Fortunately, we've only caught 182,602 lbs of the allowable 653,575 pounds of bluefish for the year and only 653,201 pounds of the allowable 1, 107,118 pounds of striped bass for the year. So the Obamas are in luck. We hope they'll choose one of these fish over something like the poor bedeviled codfish, which is still being overfished on George's bank.

2009-08-15-striper1athebigguy_1.jpg

But what do the rest of us do on a given weeknight? I had to raise my hand at the end of Mr. Doty's presentation and ask. When we go into the fish market, how do we know what the best choice is? The answer is embarrassingly simple. We ask the fishmonger. And here's why.

Yes, we want to eat fish from sustainable fisheries, but, according to the Slow Fish folks, choosing local fish is also important. If we buy fish from local fishermen who own their own boats (up in Menemsha, where most of the Vineyard's fisherman dock, the limit on boat length is 72 feet), we're not just helping the local economy. These guys, unlike their giant corporate (or international) counterparts, are not overfishing or cleaning out huge stocks of fish. Just like buying local produce is often a better bet than organic produce shipped from half-way around the world, local fish makes sense. And your local fishmonger will be happy to tell you what that fish is.

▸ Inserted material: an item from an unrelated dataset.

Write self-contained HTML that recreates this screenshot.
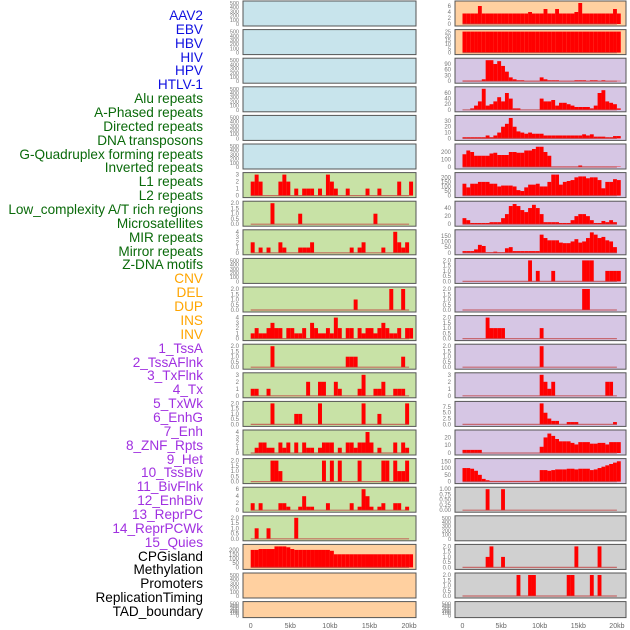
<!DOCTYPE html>
<html><head><meta charset="utf-8"><style>
body{margin:0;background:#fff;width:630px;height:630px;overflow:hidden;font-family:"Liberation Sans",sans-serif}
#labels{position:absolute;left:0;top:0;width:203px}
.lb{position:absolute;right:0;font-size:13.6px;white-space:nowrap;line-height:14px}
svg{position:absolute;left:0;top:0}
</style></head><body>
<div id="labels"></div>
<svg id="chart" width="630" height="630"></svg>
<script>
const trackNames=["AAV2","EBV","HBV","HIV","HPV","HTLV-1","Alu repeats","A-Phased repeats","Directed repeats","DNA transposons","G-Quadruplex forming repeats","Inverted repeats","L1 repeats","L2 repeats","Low_complexity A/T rich regions","Microsatellites","MIR repeats","Mirror repeats","Z-DNA motifs","CNV","DEL","DUP","INS","INV","1_TssA","2_TssAFlnk","3_TxFlnk","4_Tx","5_TxWk","6_EnhG","7_Enh","8_ZNF_Rpts","9_Het","10_TssBiv","11_BivFlnk","12_EnhBiv","13_ReprPC","14_ReprPCWk","15_Quies","CPGisland","Methylation","Promoters","ReplicationTiming","TAD_boundary"];
const trackColorGroups=[6,13,5,15,5];
const groupColors=["#1010e0","#0a6a0a","#ffa500","#a030e0","#000"];
const xTickLabels=["0","5kb","10kb","15kb","20kb"];
const xTickKb=[0,5,10,15,20];
const E=[];
const L6=[2,3,2,0,0,0,0,2,3,2,0,1,0,1,1,1,0,1,0,3,2,1,0,0,1,0,0,0,0,1,0,0,1,0,0,0,0,2,0,0,2];
const L7=[0,0,0,0,0,2,0,0,0,0,0,0,1,0,0,0,0,0,0,0,0,0,0,0,0,0,0,0,0,0,0,1,0,0,0,0,0,0,0,0,0];
const L8=[2,0,1,0,1,0,0,2,1,0,0,0,1,1,1,2,0,0,0,0,0,0,0,0,0,1,0,1,2,0,0,0,0,1,0,0,4,2,1,2,0];
const L10=[0,0,0,0,0,0,0,0,0,0,0,0,0,0,0,0,0,0,0,0,0,0,0,0,0,0,1,0,0,0,0,0,0,0,0,2,0,0,2,0,0];
const L11=[1,2,1,1,2,3,2,2,0,2,2,1,1,2,0,3,2,1,1,2,1,4,2,0,2,2,0,2,1,2,2,1,2,3,2,1,1,2,0,2,2];
const L12=[0,0,0,0,0,2,0,0,0,0,0,0,0,0,0,0,0,0,0,0,0,0,0,0,1,1,1,0,0,0,0,0,0,0,0,0,0,0,1,0,0];
const L13=[1,1,0,0,1,0,0,0,0,0,0,0,0,0,2,0,0,2,2,0,0,2,1,0,0,0,0,1,3,0,0,1,1,2,0,0,1,1,1,0,0];
const L14=[0,0,0,0,0,2,0,0,0,0,0,1,1,0,0,0,0,2,0,0,0,0,0,0,0,0,0,0,2,0,0,0,1,0,0,0,0,0,0,2,0];
const L15=[0,1,2,2,1,1,0,2,1,2,0,2,0,2,1,1,0,1,2,2,2,0,1,0,2,2,1,2,2,4,2,0,1,0,0,0,2,0,2,1,0];
const L16=[0,0,0,0,0,2,2,1,0,0,0,0,0,0,0,0,0,0,2,0,2,0,2,0,0,0,0,2,0,0,0,0,0,2,2,0,2,1,1,2,0];
const L17=[2,0,2,0,0,0,0,2,2,1,0,0,1,4,1,1,0,0,0,2,0,0,0,0,0,2,0,1,6,4,1,0,1,2,0,0,2,2,0,1,0];
const L18=[0,1,0,0,1,0,0,0,0,0,0,2,0,0,0,0,0,0,0,0,0,0,0,0,0,0,0,0,0,0,0,0,0,0,0,0,0,0,0,0,0];
const L19=[200,200,210,210,210,210,240,240,240,230,210,200,200,200,200,200,200,200,200,200,190,150,150,150,150,150,150,150,150,150,150,150,150,150,150,150,150,150,150,150,150];
const R0=[3.5,3.5,3.5,3.5,6,3.5,3.5,3.5,3.5,3.5,3.5,3.5,3.5,3.5,3.5,3.5,3.5,4,3.5,3.5,3.5,5,3.5,3.5,5,3.5,3.5,3.5,3.5,4,7,3.5,3.5,3.5,3.5,3.5,3.5,3.5,3.5,5,3.5];
const R1=[25,25,25,25,25,25,25,25,25,25,25,25,25,25,25,25,25,25,25,25,25,25,25,25,25,25,25,25,25,25,25,25,25,25,25,25,25,25,25,25,25];
const R2=[3,3,3,3,3,10,110,110,90,105,80,50,20,10,5,5,2,2,2,2,20,10,5,5,5,2,2,2,2,5,5,5,2,5,5,2,5,2,2,2,2];
const R3=[0,0,5,15,30,75,15,20,30,45,30,60,40,5,5,0,0,0,0,0,40,30,30,35,15,25,25,20,15,10,10,10,10,5,15,60,70,30,25,20,5];
const R4=[2,2,2,2,2,2,5,2,5,10,20,25,35,20,12,10,8,10,8,8,8,5,5,5,5,5,5,5,5,5,5,7,5,7,3,3,3,2,2,4,4];
const R5=[170,220,200,150,150,150,150,180,190,160,160,160,200,200,190,190,220,220,240,270,270,200,150,5,5,5,5,5,5,5,20,5,5,5,5,5,5,5,5,5,5];
const R6=[130,90,130,130,150,150,150,130,130,100,110,110,110,100,60,50,90,120,120,130,100,100,150,230,230,120,150,160,170,200,210,210,190,200,200,170,80,150,150,180,170];
const R7=[15,10,3,3,3,3,3,5,5,5,15,25,45,50,45,35,30,40,48,40,25,5,5,5,5,3,3,3,10,20,25,25,20,10,3,3,8,5,10,5,0];
const R8=[15,15,15,30,70,60,5,5,10,5,5,40,50,15,15,15,15,15,15,15,160,130,110,110,110,90,85,85,100,120,90,100,130,180,160,130,140,110,100,50,0];
const R9=[0,0,0,0,0,0,0,0,0,0,0,0,0,0,0,0,0,2,0,1,0,0,0,1,0,0,0,0,0,0,0,2,2,2,0,0,0,1,1,1,1];
const R10=[0,0,0,0,0,0,0,0,0,0,0,0,0,0,0,0,0,0,0,0,0,0,0,0,0,0,0,0,0,0,0,2,2,0,0,0,0,0,0,0,0];
const R11=[0,0,0,0,0,0,2,1,1,1,1,0,0,0,0,0,0,0,0,0,1,0,0,0,0,0,0,0,0,0,0,0,0,0,0,0,0,0,0,0,0];
const R12=[0,0,0,0,0,0,0,0,0,0,0,0,0,0,0,0,0,0,0,0,2,0,0,0,0,0,0,0,0,0,0,0,0,0,0,0,0,0,0,0,0];
const R13=[0,0,0,0,0,0,0,0,0,0,0,0,0,0,0,0,0,0,0,0,3,2,1,2,0,0,0,0,0,0,0,0,0,0,0,0,0,2,2,0,0];
const R14=[0,0,0,0,0,0,0,0,0,0,0,0,0,0,0,0,0,0,0,0,9,5,2.5,1.5,1.5,0,0,1,1,1,0,0,0,0,0,0,0,0,0,1,0];
const R15=[4,4,4,4,4,0,0,0,0,0,0,0,0,0,0,0,0,0,0,0,8,20,25,22,18,15,15,15,13,11,14,14,14,12,12,13,13,11,14,14,14];
const R16=[100,100,95,80,50,20,10,5,5,5,5,5,5,5,5,5,5,5,5,5,85,85,80,85,90,90,90,95,95,90,95,95,95,85,90,100,110,120,130,140,150];
const R17=[0,0,0,0,0,0,1,0,0,0,1,0,0,0,0,0,0,0,0,0,0,0,0,0,0,0,0,0,0,0,0,0,0,0,0,0,0,0,0,0,0];
const R19=[0,0,0,0,0,0,1,2,0,0,1,0,0,0,0,0,0,0,0,0,0,0,0,0,0,0,0,0,0,2,0,0,0,0,0,2,0,0,0,0,0];
const R20=[0,0,0,0,0,0,0,0,0,0,0,0,0,0,2,0,0,2,2,0,0,0,0,0,0,0,0,2,2,0,0,0,0,2,0,2,0,0,0,0,0];
const T500=["0","100","200","300","400","500"];
const T2=["0.0","0.5","1.0","1.5","2.0"];
const T3=["0","1","2","3"];
const T4=["0","1","2","3","4"];
const T6=["0","2","4","6"];
const TCpG=["0","50","100","150","200"];
const leftData=[E,E,E,E,E,E,L6,L7,L8,E,L10,L11,L12,L13,L14,L15,L16,L17,L18,L19,E,E];
const leftMax=[500,500,500,500,500,500,3,2,4,500,2,4,2,3,2,4,2,6,2,240,500,500];
const leftTicks=[T500,T500,T500,T500,T500,T500,T3,T2,T4,T500,T2,T4,T2,T3,T2,T4,T2,T6,T2,TCpG,T500,T500];
const rightData=[R0,R1,R2,R3,R4,R5,R6,R7,R8,R9,R10,R11,R12,R13,R14,R15,R16,R17,E,R19,R20,E];
const rightMax=[7,25,110,75,36,280,230,52,185,2,2,2,2,3,9,27,155,1,500,2,2,500];
const rightTicks=[T6,["0","5","10","15","20","25"],["0","30","60","90"],["0","20","40","60"],["0","10","20","30"],["0","100","200"],TCpG,["0","20","40"],["0","50","100","150"],T2,T2,T2,T2,T3,["0.0","2.5","5.0","7.5"],["0","10","20"],["0","50","100","150"],["0.00","0.25","0.50","0.75","1.00"],T500,T2,T2,T500];
const leftBg=["#c8e4ec","#c8e4ec","#c8e4ec","#c8e4ec","#c8e4ec","#c8e4ec","#c8e2a6","#c8e2a6","#c8e2a6","#c8e2a6","#c8e2a6","#c8e2a6","#c8e2a6","#c8e2a6","#c8e2a6","#c8e2a6","#c8e2a6","#c8e2a6","#c8e2a6","#ffd0a0","#ffd0a0","#ffd0a0"];
const rightBg=["#ffd0a0","#ffd0a0","#d6c6e4","#d6c6e4","#d6c6e4","#d6c6e4","#d6c6e4","#d6c6e4","#d6c6e4","#d6c6e4","#d6c6e4","#d6c6e4","#d6c6e4","#d6c6e4","#d6c6e4","#d6c6e4","#d6c6e4","#d0d0d0","#d0d0d0","#d0d0d0","#d0d0d0","#d0d0d0"];

const NS="http://www.w3.org/2000/svg";
const svg=document.getElementById('chart');
function mk(t,a,p){const e=document.createElementNS(NS,t);for(const k in a)e.setAttribute(k,a[k]);(p||svg).appendChild(e);return e;}

const lab=document.getElementById('labels');
let gi=0,cnt=0;
trackNames.forEach((n,i)=>{
  while(cnt>=trackColorGroups[gi]){cnt-=trackColorGroups[gi];gi++;}
  cnt++;
  const d=document.createElement('div');
  d.className='lb';d.textContent=n;d.style.color=groupColors[gi];
  d.style.top=(9+i*13.86)+'px';
  
  
  lab.appendChild(d);
});

const cols=[{x0:243,x1:416,z:250.7,s:7.92,data:leftData,max:leftMax,ticks:leftTicks,bg:leftBg,name:'left'},
            {x0:455,x1:626,z:462.5,s:7.72,data:rightData,max:rightMax,ticks:rightTicks,bg:rightBg,name:'right'}];
cols.forEach(c=>{
  const xs=kb=>c.z+kb*c.s;
  for(let i=0;i<22;i++){
    const top=1+i*28.6, h=(i==21?16:25);
    const g=mk('g',{});
    
    
    mk('rect',{x:c.x0,y:top,width:c.x1-c.x0,height:h,fill:c.bg[i],stroke:'#555','stroke-width':1},g);
    const y0=top+h-2, yt=top+2;
    const ys=v=>y0-(v/c.max[i])*(y0-yt);
    const tl=c.ticks[i];
    tl.forEach((t,k)=>{
      const v=c.max[i]==500?k*100:parseFloat(t);
      const tx=mk('text',{x:c.x0-4,y:ys(v)+2,'font-size':(tl.length>5?5.5:6),fill:'#777','text-anchor':'end'},g);
      tx.textContent=t;
      
      
    });
    const vals=c.data[i];
    vals.forEach((v,b)=>{
      if(!v)return;
      const r=mk('rect',{x:xs(b*0.5),y:ys(v),width:c.s*0.5,height:y0-ys(v),fill:'#ff0000'},g);
      
      
    });
    if(vals.length){
      const bl=mk('line',{x1:xs(0),x2:xs(20),y1:y0,y2:y0,stroke:'#c04040','stroke-width':1.2,'stroke-opacity':0.7},g);
      
      
    }
  }
  xTickKb.forEach((kb,k)=>{
    const t=mk('text',{x:xs(kb),y:628,'font-size':7,fill:'#666','text-anchor':'middle'});
    t.textContent=xTickLabels[k];
    
    
  });
});
</script>
</body></html>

But what if you don't live near a source of fresh fish? Your next best bet is to download a copy of one of the Monterey Bay Aquarium's custom Seafood Watch guides. There's one for every area of the country, and it will tell you which fish (farmed included) are your best choices. Even if you only add one night of fish to your dinner repertoire each week, you're cutting down on your carbon footprint, adding all those cancer and heart-attack preventing Omega-3 fatty acids to your diet (lower health insurance rates!), and casting a vote against bad beef. You can do that wherever you live.